Ottawa's federal public servants have been living with the Phoenix pay system nightmare for nearly a decade — and while the end is finally in sight, a new report from Auditor General Karen Hogan says the road ahead is far from smooth.
Tabled Monday in the House of Commons, Hogan's report found that the federal government is on track to replace Phoenix with Dayforce, a cloud-based human resources platform, but flagged serious risks that could follow workers into the transition if left unaddressed.
A Decade of Pay Chaos
Phoenix launched in 2016 and quickly became one of the most costly IT failures in Canadian government history. Tens of thousands of federal employees — many of them based in Ottawa — were underpaid, overpaid, or not paid at all for months at a time. The government has spent billions attempting to stabilize the system and compensate affected workers, and the human cost has been immense.
Dayforce, developed by Ceridian, was selected as the replacement, and the federal government has been slowly migrating departments over. The auditor general's review looked at whether that transition is being managed responsibly.
What Hogan Found
The short answer: progress is happening, but the risks are real.
Hogan's team flagged several concerns:
- Backlog of unresolved pay errors — Thousands of Phoenix-era pay problems remain outstanding. If these aren't cleared before or during migration, they risk carrying over into Dayforce, compounding an already messy record.
- Rising implementation costs — The projected price tag for the Dayforce transition has climbed, and the audit found that cost controls and contingency planning need to be stronger.
- Change management gaps — Federal departments vary widely in their readiness for the switch. Hogan warned that without more support, some departments may struggle with the new system's demands.
- Data integrity — Moving years of messy Phoenix data into a new system cleanly is a significant technical challenge, and the audit found more rigorous data validation is needed.
Ottawa Workers Watching Closely
For the tens of thousands of federal public servants in the National Capital Region, this transition is deeply personal.
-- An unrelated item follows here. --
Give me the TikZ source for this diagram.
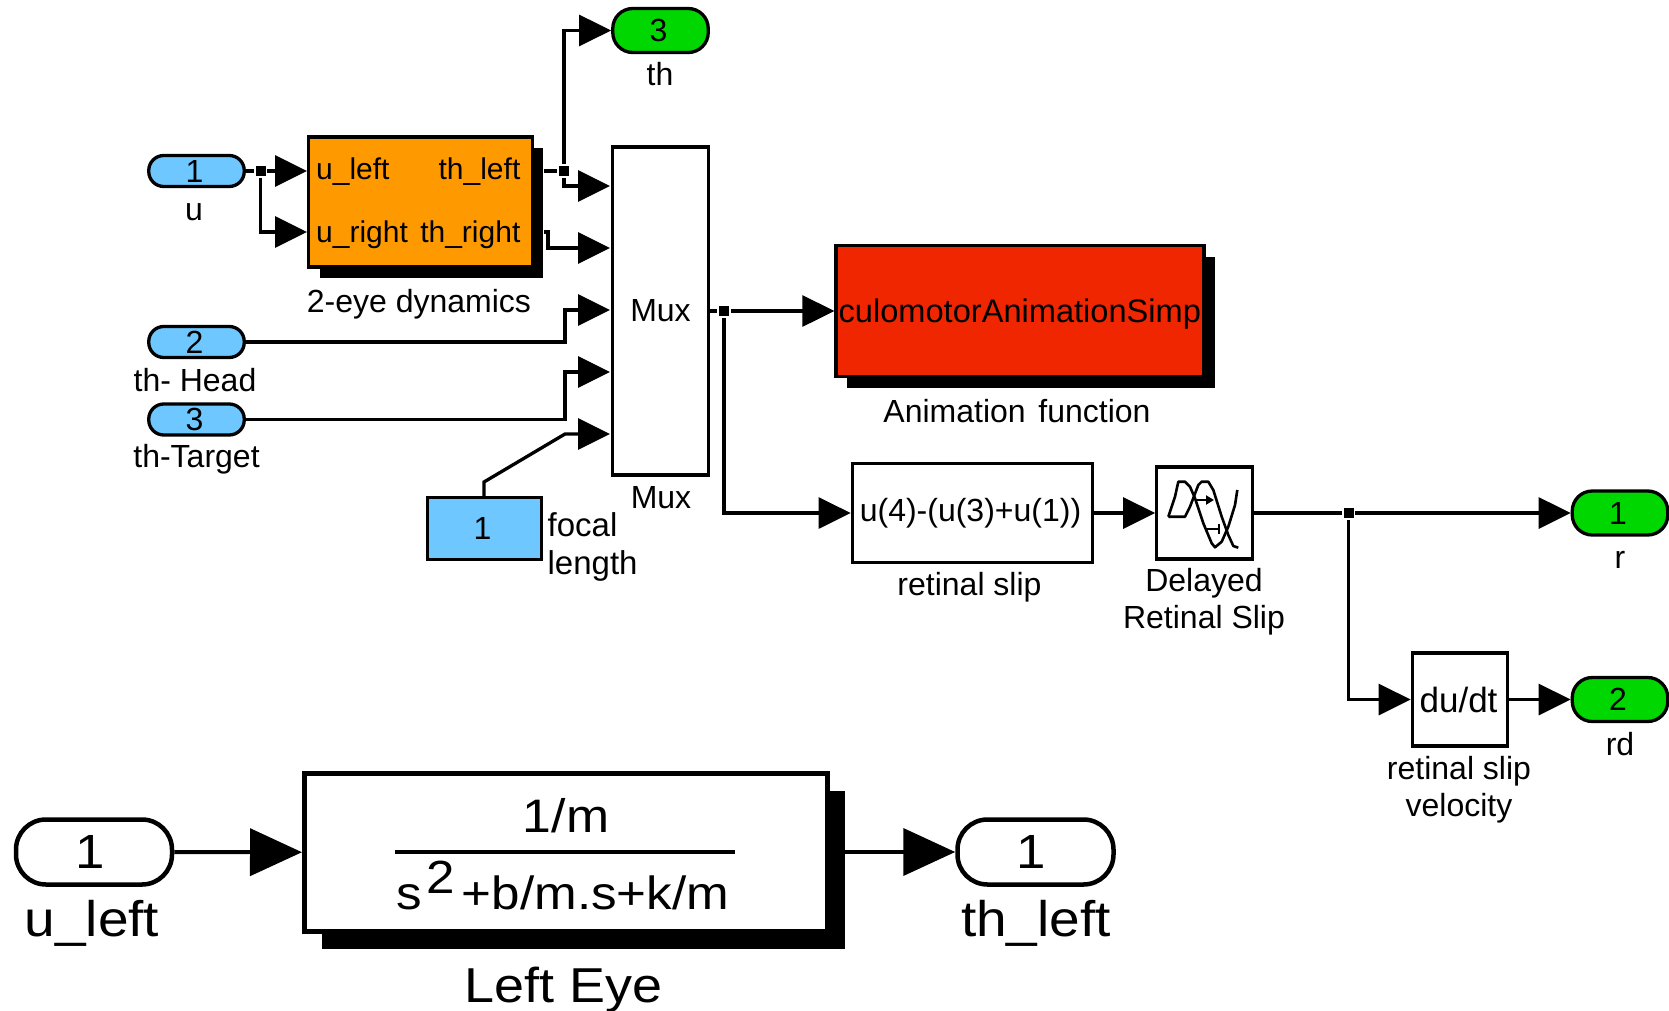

Ottawa is home to the largest concentration of federal employees in the country, from departments like Public Services and Procurement Canada — which oversees the pay file — to the Canada Revenue Agency, Health Canada, and Transport Canada.
Many workers in Ottawa still carry unresolved Phoenix claims. Union leaders have been vocal about wanting iron-clad assurances that Dayforce will not repeat the same mistakes.
The Professional Institute of the Public Service of Canada (PIPSC), headquartered in Ottawa, has previously called for a slower, more careful rollout rather than rushing to meet arbitrary deadlines.
Government Response
Public Services and Procurement Canada accepted the auditor general's recommendations and committed to clearer timelines for addressing the backlog, stronger cost tracking, and more robust testing before departments go live on Dayforce.
Whether those commitments translate into a smooth transition remains to be seen. Ottawa's federal workforce — burned once by Phoenix — will be watching every step.